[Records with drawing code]
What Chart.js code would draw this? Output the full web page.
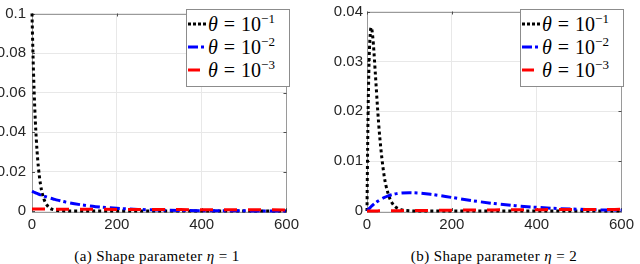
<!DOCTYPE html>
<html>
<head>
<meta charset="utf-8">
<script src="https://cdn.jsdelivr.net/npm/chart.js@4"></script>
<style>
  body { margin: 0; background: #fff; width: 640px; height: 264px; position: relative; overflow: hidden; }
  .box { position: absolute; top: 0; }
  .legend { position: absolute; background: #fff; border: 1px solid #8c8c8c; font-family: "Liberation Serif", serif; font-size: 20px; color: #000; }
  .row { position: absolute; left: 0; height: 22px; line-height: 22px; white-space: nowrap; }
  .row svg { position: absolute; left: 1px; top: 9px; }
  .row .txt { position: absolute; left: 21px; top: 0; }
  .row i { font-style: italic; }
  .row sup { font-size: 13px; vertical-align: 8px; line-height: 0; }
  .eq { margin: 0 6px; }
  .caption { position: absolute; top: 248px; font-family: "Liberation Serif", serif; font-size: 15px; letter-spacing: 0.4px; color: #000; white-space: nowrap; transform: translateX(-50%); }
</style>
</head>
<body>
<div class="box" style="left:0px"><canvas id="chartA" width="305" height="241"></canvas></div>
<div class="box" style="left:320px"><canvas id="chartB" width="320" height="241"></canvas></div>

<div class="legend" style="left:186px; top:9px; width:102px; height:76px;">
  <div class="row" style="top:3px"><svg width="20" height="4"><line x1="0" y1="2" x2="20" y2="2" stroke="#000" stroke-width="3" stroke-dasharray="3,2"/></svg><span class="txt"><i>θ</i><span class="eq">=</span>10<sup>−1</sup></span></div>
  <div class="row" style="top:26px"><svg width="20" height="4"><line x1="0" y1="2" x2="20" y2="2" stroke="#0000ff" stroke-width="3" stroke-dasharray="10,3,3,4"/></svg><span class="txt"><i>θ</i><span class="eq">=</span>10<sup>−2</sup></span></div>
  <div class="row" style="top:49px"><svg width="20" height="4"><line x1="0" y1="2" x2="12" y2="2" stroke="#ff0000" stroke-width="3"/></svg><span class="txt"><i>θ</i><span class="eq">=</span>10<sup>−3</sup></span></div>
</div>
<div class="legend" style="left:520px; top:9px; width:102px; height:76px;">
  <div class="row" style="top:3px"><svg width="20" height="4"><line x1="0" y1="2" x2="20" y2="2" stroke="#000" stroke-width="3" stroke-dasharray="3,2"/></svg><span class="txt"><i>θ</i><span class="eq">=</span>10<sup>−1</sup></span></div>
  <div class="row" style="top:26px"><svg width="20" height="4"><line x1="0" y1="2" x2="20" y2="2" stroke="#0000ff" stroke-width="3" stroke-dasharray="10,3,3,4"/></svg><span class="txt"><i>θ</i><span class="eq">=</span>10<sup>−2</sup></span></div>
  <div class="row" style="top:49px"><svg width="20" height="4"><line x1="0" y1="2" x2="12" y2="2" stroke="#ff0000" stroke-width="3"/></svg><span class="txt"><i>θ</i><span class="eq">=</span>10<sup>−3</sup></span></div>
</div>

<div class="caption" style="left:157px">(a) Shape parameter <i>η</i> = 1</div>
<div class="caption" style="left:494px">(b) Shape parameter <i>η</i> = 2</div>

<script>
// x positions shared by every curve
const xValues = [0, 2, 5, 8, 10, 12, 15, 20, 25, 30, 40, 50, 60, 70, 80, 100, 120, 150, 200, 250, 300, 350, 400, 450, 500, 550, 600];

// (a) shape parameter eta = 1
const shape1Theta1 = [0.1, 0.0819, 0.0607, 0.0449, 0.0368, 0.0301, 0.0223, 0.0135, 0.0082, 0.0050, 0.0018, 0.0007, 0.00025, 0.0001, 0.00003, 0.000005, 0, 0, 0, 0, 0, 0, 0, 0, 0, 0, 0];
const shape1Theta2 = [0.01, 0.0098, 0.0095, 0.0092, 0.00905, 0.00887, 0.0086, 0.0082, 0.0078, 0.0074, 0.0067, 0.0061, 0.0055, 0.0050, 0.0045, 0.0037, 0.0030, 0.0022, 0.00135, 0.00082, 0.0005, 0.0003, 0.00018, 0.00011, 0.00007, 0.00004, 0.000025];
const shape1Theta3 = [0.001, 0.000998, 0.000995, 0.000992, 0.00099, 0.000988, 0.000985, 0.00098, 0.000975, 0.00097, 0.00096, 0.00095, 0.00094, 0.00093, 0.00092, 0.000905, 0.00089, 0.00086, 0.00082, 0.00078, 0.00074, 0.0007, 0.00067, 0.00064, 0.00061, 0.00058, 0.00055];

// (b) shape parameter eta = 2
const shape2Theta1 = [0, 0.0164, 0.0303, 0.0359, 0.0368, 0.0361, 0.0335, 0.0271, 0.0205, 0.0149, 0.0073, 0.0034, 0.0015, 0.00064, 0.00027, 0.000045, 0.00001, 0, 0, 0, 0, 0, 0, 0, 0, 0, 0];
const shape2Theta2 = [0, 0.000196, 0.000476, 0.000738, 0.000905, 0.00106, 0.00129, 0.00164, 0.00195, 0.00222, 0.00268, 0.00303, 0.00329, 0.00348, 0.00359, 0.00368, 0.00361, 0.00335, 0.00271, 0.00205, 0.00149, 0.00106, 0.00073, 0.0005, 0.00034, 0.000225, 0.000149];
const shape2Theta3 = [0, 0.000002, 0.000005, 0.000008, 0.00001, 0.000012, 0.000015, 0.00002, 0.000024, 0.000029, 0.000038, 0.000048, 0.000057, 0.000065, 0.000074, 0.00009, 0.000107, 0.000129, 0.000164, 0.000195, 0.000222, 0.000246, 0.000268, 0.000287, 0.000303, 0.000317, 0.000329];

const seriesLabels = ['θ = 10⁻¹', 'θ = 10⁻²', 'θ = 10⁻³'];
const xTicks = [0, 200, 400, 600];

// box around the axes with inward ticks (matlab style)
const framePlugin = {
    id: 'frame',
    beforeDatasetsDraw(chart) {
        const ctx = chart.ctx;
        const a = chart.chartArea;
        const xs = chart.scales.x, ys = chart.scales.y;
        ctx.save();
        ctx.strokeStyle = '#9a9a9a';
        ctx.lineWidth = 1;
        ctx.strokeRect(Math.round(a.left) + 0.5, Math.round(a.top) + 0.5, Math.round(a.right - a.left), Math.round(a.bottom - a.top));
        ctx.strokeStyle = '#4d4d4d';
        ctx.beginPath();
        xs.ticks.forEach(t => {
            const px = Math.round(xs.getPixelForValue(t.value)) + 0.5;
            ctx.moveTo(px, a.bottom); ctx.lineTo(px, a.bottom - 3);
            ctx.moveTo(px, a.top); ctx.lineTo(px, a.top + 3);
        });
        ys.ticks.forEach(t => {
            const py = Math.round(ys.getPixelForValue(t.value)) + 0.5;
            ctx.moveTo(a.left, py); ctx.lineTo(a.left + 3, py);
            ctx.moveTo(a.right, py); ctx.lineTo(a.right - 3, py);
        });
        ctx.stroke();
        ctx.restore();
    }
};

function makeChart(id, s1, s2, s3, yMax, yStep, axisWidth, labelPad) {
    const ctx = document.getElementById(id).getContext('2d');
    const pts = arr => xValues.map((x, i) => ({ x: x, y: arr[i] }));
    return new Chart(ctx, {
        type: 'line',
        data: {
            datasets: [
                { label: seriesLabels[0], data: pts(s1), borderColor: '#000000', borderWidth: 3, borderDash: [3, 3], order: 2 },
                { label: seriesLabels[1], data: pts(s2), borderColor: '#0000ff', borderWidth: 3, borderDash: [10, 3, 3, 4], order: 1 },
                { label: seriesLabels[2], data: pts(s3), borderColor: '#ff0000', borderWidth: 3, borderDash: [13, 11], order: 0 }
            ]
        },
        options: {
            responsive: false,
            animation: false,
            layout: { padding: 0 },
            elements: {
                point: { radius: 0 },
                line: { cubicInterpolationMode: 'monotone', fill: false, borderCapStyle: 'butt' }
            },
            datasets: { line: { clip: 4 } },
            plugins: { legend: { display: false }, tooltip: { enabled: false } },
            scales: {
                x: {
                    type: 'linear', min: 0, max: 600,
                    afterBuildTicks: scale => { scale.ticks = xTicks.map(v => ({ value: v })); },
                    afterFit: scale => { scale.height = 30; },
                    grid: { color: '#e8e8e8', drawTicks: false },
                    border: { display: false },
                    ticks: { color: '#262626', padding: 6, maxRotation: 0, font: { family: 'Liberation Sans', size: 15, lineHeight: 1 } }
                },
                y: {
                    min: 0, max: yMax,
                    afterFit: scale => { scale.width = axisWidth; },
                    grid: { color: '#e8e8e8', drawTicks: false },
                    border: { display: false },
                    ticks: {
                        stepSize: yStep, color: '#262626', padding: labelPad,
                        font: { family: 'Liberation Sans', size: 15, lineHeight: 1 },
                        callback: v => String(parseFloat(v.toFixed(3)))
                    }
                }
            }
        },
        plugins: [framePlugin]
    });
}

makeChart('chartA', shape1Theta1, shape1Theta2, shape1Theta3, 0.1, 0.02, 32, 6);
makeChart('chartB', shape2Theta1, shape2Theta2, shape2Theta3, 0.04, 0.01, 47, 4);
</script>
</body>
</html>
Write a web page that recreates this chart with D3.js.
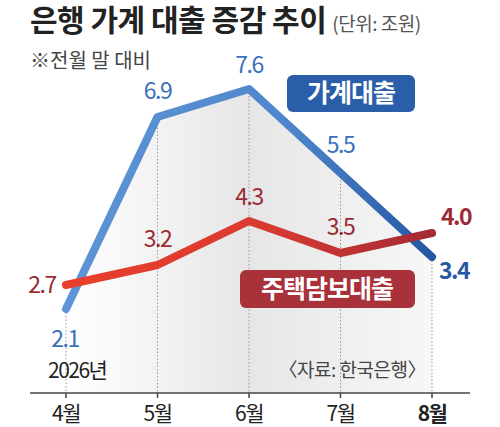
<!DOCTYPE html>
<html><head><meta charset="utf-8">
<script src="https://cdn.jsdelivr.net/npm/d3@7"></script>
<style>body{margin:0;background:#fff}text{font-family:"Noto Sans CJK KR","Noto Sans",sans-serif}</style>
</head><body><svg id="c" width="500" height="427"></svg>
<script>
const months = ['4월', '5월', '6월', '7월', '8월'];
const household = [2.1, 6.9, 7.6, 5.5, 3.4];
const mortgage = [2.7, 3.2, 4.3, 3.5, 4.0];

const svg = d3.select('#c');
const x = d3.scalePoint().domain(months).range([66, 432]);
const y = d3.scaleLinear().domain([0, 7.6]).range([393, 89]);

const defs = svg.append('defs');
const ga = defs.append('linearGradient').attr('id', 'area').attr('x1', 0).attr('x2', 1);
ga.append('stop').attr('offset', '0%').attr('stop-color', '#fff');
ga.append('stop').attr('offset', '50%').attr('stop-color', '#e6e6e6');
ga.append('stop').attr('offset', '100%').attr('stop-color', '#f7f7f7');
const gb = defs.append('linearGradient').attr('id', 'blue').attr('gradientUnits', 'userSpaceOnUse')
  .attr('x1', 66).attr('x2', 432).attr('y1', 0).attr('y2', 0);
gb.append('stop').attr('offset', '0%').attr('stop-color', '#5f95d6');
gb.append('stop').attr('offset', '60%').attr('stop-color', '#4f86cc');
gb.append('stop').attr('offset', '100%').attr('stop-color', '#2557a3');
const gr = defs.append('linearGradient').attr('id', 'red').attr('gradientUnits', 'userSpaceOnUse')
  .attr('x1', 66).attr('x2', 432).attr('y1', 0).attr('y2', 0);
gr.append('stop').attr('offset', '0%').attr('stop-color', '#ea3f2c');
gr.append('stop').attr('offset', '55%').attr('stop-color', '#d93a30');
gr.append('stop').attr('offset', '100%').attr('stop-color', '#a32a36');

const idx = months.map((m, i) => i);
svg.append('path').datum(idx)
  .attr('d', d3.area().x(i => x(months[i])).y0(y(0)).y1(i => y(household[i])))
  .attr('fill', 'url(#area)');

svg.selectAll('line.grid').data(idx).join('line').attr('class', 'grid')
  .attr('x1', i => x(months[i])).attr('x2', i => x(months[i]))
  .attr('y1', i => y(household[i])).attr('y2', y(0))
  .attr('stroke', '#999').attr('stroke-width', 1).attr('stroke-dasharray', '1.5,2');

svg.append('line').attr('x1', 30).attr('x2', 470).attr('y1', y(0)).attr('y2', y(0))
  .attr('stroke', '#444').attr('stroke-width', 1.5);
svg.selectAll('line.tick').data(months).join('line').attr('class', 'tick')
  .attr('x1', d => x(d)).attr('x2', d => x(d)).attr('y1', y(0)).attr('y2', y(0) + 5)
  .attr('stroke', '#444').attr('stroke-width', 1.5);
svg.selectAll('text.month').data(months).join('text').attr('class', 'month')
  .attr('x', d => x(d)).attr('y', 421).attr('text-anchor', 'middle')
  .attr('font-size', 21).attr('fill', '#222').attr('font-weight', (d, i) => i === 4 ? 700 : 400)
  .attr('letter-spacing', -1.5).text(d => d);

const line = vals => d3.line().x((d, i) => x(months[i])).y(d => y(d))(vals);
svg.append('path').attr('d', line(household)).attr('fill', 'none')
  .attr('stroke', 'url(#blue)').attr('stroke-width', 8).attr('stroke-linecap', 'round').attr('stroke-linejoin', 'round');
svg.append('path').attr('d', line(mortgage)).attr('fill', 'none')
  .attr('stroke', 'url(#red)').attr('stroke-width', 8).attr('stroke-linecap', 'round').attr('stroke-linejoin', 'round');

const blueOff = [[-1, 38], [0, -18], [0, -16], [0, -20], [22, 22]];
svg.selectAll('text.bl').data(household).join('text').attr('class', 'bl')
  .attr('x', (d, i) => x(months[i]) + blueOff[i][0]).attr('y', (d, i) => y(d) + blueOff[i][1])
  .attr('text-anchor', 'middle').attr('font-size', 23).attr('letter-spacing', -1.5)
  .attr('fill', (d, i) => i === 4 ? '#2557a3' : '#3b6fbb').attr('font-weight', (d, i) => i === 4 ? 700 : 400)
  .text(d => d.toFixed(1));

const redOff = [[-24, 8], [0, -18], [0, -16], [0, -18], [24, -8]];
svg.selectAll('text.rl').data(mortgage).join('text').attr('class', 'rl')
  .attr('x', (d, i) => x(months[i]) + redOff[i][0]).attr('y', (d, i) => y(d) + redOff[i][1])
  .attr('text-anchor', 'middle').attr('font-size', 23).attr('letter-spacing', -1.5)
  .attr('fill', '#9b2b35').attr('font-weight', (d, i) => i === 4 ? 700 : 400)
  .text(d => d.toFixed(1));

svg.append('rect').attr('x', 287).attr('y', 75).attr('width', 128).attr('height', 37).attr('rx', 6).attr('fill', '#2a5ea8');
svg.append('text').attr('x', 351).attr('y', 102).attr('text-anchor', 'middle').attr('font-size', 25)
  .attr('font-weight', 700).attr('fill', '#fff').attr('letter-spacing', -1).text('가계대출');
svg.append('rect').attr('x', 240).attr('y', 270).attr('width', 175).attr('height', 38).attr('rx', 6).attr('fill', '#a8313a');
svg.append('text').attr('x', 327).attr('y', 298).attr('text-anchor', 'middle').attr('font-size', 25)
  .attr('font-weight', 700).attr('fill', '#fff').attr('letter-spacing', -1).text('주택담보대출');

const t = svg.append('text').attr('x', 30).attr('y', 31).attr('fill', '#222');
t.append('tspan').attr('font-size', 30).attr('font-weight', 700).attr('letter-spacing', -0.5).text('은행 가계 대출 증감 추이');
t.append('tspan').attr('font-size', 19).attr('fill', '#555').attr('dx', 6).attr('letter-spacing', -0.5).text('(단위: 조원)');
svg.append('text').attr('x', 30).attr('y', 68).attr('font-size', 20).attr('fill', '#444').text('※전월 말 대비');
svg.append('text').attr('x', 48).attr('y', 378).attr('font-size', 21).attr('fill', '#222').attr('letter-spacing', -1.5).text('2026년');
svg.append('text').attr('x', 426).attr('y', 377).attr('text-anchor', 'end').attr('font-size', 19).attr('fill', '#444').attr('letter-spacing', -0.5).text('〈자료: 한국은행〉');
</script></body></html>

__WRITTEN REQUEST__
Only the number is wanted: how many lines in the preceding entries hold the string "this"?

__TASK RESULT__
2